5.3. Zoning Indicators

The selection of evaluation factors is closely related to the ease of acquisition and its evaluation purpose [10]. In regional EGZ, due to the large evaluation scope, factors related to crustal stability under internal and external geological processes such as fault activity, topography and geomorphology, geophysical fields, surface deformation, and seismic activity can be screened. High accuracy is required to evaluate disaster hazards in key sections, so factors with significant spatial variations are selected, such as distance to fault, elevation, slope, average annual rainfall, distance to rivers, engineering geological rock group, slope aspects, etc.

5.4. Limitation Analysis

This paper employs the geological disaster hazard assessment method to perform EGZ in key sections. While EGZ and geological disaster hazards exhibit differences in evaluation factors and details, it is justifiable to utilize the method of disaster hazard assessment for EGZ in light of the significant adverse impact that geological disasters can have on linear engineering projects, particularly in disaster-prone regions characterized by unfavorable engineering geological conditions. Furthermore, to distinguish this approach from regional EGZ, this paper adopts the method of disaster hazard assessment as a means to carry out the EGZ of key sections. This constitutes a novel endeavor and needs to be verified in practice.

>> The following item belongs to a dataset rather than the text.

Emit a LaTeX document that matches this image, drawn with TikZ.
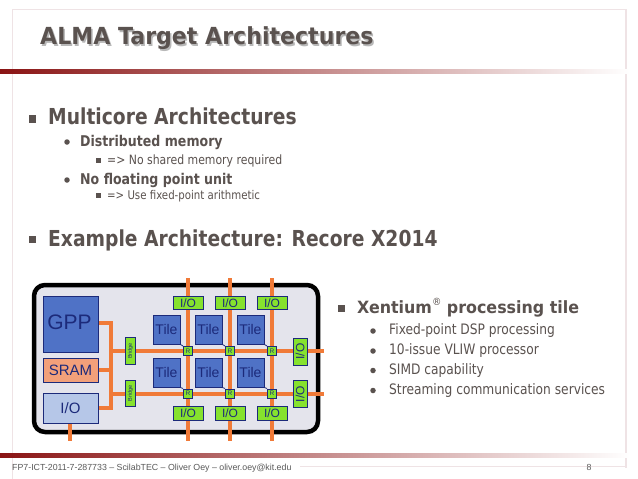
\documentclass[tikz,border=0pt]{standalone}
\usepackage{fontspec}
\setmainfont{DejaVu Sans}
\newfontfamily\tah[FakeStretch=0.85]{DejaVu Sans}
\newfontfamily\tahw[FakeStretch=0.94]{DejaVu Sans}
\newfontfamily\arialf{Liberation Sans}
\definecolor{txt}{HTML}{5A524F}
\definecolor{framec}{HTML}{EFE3E5}
\definecolor{darkred}{HTML}{8A1414}
\definecolor{chip}{HTML}{E4E4EC}
\definecolor{blu}{HTML}{4F72C6}
\definecolor{navy}{HTML}{1C2A7A}
\definecolor{sram}{HTML}{F2A07A}
\definecolor{lio}{HTML}{B6C7E8}
\definecolor{grn}{HTML}{86E22E}
\definecolor{orng}{HTML}{F07A38}
\pgfdeclarelayer{back}
\pgfdeclarelayer{lines}
\pgfsetlayers{back,lines,main}
\tikzset{
  txtnode/.style={anchor=base west, inner sep=0pt, text=txt, font=\tah},
  sqbul/.style={fill=txt, minimum size=#1, inner sep=0pt},
  dotbul/.style={circle, fill=txt, minimum size=#1, inner sep=0pt},
  box/.style={draw=navy, line width=1pt, inner sep=0pt, text=navy, font=\arialf},
  greenbox/.style={box, fill=grn},
  tilebox/.style={box, fill=blu, minimum width=27pt, minimum height=29pt, font=\arialf\fontsize{14}{14}\selectfont},
  rbox/.style={greenbox, minimum size=9pt, font=\arialf\fontsize{6.5}{6.5}\selectfont},
  iobox/.style={greenbox, minimum width=30pt, minimum height=13.5pt, font=\arialf\fontsize{12}{12}\selectfont},
  sidebox/.style={greenbox, minimum width=14pt, minimum height=27pt, font=\arialf\fontsize{12}{12}\selectfont},
  bridgebox/.style={greenbox, minimum width=9.5pt, minimum height=26.5pt, font=\arialf\fontsize{5.5}{5.5}\selectfont},
  bus/.style={draw=orng, line width=4pt},
}
\begin{document}
\begin{tikzpicture}[x=1pt,y=-1pt]
\begin{pgfonlayer}{back}
\fill[white] (0,0) rectangle (638,479);
\end{pgfonlayer}
\useasboundingbox (0,0) rectangle (638,479);
% frame
\begin{pgfonlayer}{back}
\draw[framec, line width=1.8pt] (12.5,479) -- (12.5,9.5) -- (626,9.5) -- (626,468);
\draw[framec, line width=1.2pt] (300,466.5) -- (626,466.5);
% gradient lines
\shade[left color=darkred, right color=white] (0,69) rectangle (630,73);
\shade[left color=darkred, right color=white] (0,453) rectangle (630,457);
\end{pgfonlayer}
% title
\node[txtnode, text=black!28, font=\tahw] at (41.5,46.5) {\fontsize{23.5}{23.5}\selectfont\bfseries ALMA Target Architectures};
\node[txtnode, font=\tahw] (title) at (40,45) {\fontsize{23.5}{23.5}\selectfont\bfseries ALMA Target Architectures};
% bullets level 1
\node[sqbul=7.5pt] (b1) at (32.5,119) {};
\node[txtnode] (t1) at (48,124) {\fontsize{22}{22}\selectfont\bfseries Multicore Architectures};
\node[dotbul=5.5pt] (b11) at (67,142) {};
\node[txtnode] (t11) at (80,146) {\fontsize{14.8}{14.8}\selectfont\bfseries Distributed memory};
\node[sqbul=5pt] (b111) at (98.5,160.5) {};
\node[txtnode] (t111) at (107,164) {\fontsize{12.8}{12.8}\selectfont =\textgreater{} No shared memory required};
\node[dotbul=5.5pt] (b12) at (67,180) {};
\node[txtnode] (t12) at (80,184) {\fontsize{14.8}{14.8}\selectfont\bfseries No floating point unit};
\node[sqbul=5pt] (b121) at (98.5,195.5) {};
\node[txtnode] (t121) at (107,199) {\fontsize{12}{12}\selectfont =\textgreater{} Use fixed-point arithmetic};
\node[sqbul=7.5pt] (b2) at (32.5,239.5) {};
\node[txtnode] (t2) at (48,246) {\fontsize{22}{22}\selectfont\bfseries Example Architecture: Recore X2014};
% Xentium
\node[sqbul=7pt] (b3) at (341,308) {};
\node[txtnode, font=\tahw] (t3) at (357,313) {\fontsize{16.9}{16.9}\selectfont\bfseries Xentium\raisebox{0.42em}{\fontsize{10}{10}\selectfont\mdseries ®} processing tile};
\node[dotbul=5.5pt] (b31) at (373,331) {};
\node[txtnode] (t31) at (389,334) {\fontsize{14.4}{14.4}\selectfont Fixed-point DSP processing};
\node[dotbul=5.5pt] (b32) at (373,351) {};
\node[txtnode] (t32) at (389,354) {\fontsize{14.4}{14.4}\selectfont 10-issue VLIW processor};
\node[dotbul=5.5pt] (b33) at (373,370.5) {};
\node[txtnode] (t33) at (389,374) {\fontsize{14.4}{14.4}\selectfont SIMD capability};
\node[dotbul=5.5pt] (b34) at (373,390.5) {};
\node[txtnode] (t34) at (389,394) {\fontsize{14.4}{14.4}\selectfont Streaming communication services};
% footer
\node[anchor=base west, inner sep=0pt, text=black!65, font=\arialf\fontsize{8.8}{8.8}\selectfont] (foot) at (12,470) {FP7-ICT-2011-7-287733 – ScilabTEC – Oliver Oey – oliver.oey@kit.edu};
\node[anchor=base, inner sep=0pt, text=black!65, font=\arialf\fontsize{8.8}{8.8}\selectfont] (page) at (589,470) {8};
% chip
\begin{pgfonlayer}{back}
\draw[line width=4.5pt, fill=chip, rounded corners=11pt] (34,285) rectangle (318,432);
\end{pgfonlayer}
\node[box, fill=blu, minimum width=55pt, minimum height=56pt] (gpp) at (70.5,324) {};
\node[text=navy, font=\arialf\fontsize{21}{21}\selectfont, inner sep=0pt] (gppt) at (69.5,322) {GPP};
\node[box, fill=sram, minimum width=55pt, minimum height=24pt, font=\arialf\fontsize{15}{15}\selectfont] (sram) at (70.5,370) {SRAM};
\node[box, fill=lio, minimum width=55pt, minimum height=30pt, font=\arialf\fontsize{15}{15}\selectfont] (lio) at (70.5,408) {I/O};
\node[bridgebox] (br1) at (130.5,351) {\rotatebox{90}{Bridge}};
\node[bridgebox] (br2) at (130.5,393.5) {\rotatebox{90}{Bridge}};
\foreach \i/\x in {1/188,2/230,3/272}{
  \node[iobox] (top\i) at (\x,303) {I/O};
  \node[iobox] (bot\i) at (\x,413.5) {I/O};
  \node[rbox] (ra\i) at (\x,351) {R};
  \node[rbox] (rb\i) at (\x,393.5) {R};
  \node[tilebox] (ta\i) at (\x-21.5,329.5) {Tile};
  \node[tilebox] (tb\i) at (\x-21.5,372.5) {Tile};
  \coordinate (ct\i) at (\x,278);
  \coordinate (cb\i) at (\x,441);
  \draw[navy, line width=0.8pt] (ta\i.south east) -- (ra\i.north west);
  \draw[navy, line width=0.8pt] (tb\i.south east) -- (rb\i.north west);
}
\node[sidebox] (ioa) at (300,351.5) {\rotatebox{90}{I/O}};
\node[sidebox] (iob) at (300,394) {\rotatebox{90}{I/O}};
\coordinate (ea) at (324,351);
\coordinate (eb) at (324,393.5);
\coordinate (j1) at (111,323);
\coordinate (j2) at (111,408);
\coordinate (ls) at (70,441);
\begin{pgfonlayer}{lines}
\draw[bus] (gpp.east |- j1) -- (j1) -- (j2) -- (lio.east |- j2);
\draw[bus] (sram.east) -- (sram.east -| j1);
\draw[bus] (br1.west -| j1) -- (br1.west);
\draw[bus] (br2.west -| j1) -- (br2.west);
\draw[bus] (br1.east) -- (ea);
\draw[bus] (br2.east) -- (eb);
\foreach \i in {1,2,3}{ \draw[bus] (ct\i) -- (cb\i); }
\draw[bus] (lio.south -| ls) -- (ls);
\end{pgfonlayer}
\end{tikzpicture}
\end{document}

Only landslides and rock falls are considered here during the geological disaster hazard assessment and interpretation in this paper. Debris flows, and land subsidence will surely have an impact on the geological disaster hazard assessment results of the proposed highway route. In the future, disasters such as debris flows, and land subsidence should also be taken into consideration as much as possible.

5.5. Future Prospects

Underground engineering projects are gradually increasing with the development of engineering construction, such as many sections of the Sichuan-Tibet Railway comprising tunnels [13]. For such linear engineering projects that include underground construction, in addition to conducting surface EGZ, underground profile EGZ should also be carried out. The geological engineering conditions on the underground profile are evaluated by analyzing the changes in geological structures, engineering geological rock groups, seismic activity, hydrogeological conditions, geostress, geothermal, groundwater, and other factors. Through new technologies such as machine learning, surface engineering, underground profile engineering and geological zoning results combine to construct a three-dimensional EGZ model, which will provide great safety assurance for the construction of linear engineering projects.

6. Conclusions

This paper proposes a multi-scale EGZ method suitable for linear engineering projects in mountainous areas and introduces this method with the example of the Chengdu- Shigatse section of National Highway 318. The regional EGZ result with large-scale and less accuracy shows that the Nyingchi section is an area with the worst or poor engineering geological conditions for National Highway 318, and it is taken as a key section for small-scale and high-precision EGZ. By determining the spatial probability, time probability, and magnitude probability of disaster occurrence, it is found that areas with the worst and poor engineering geological conditions in the key sections along the highway route are mainly distributed in the curved sections in the north, posing a greater threat to the highway. The method proposed in this paper can effectively reduce the workload while performing the EGZ of linear projects, and the evaluation results can provide a reference for the construction of linear engineering projects and the adjustment after local damage of the route.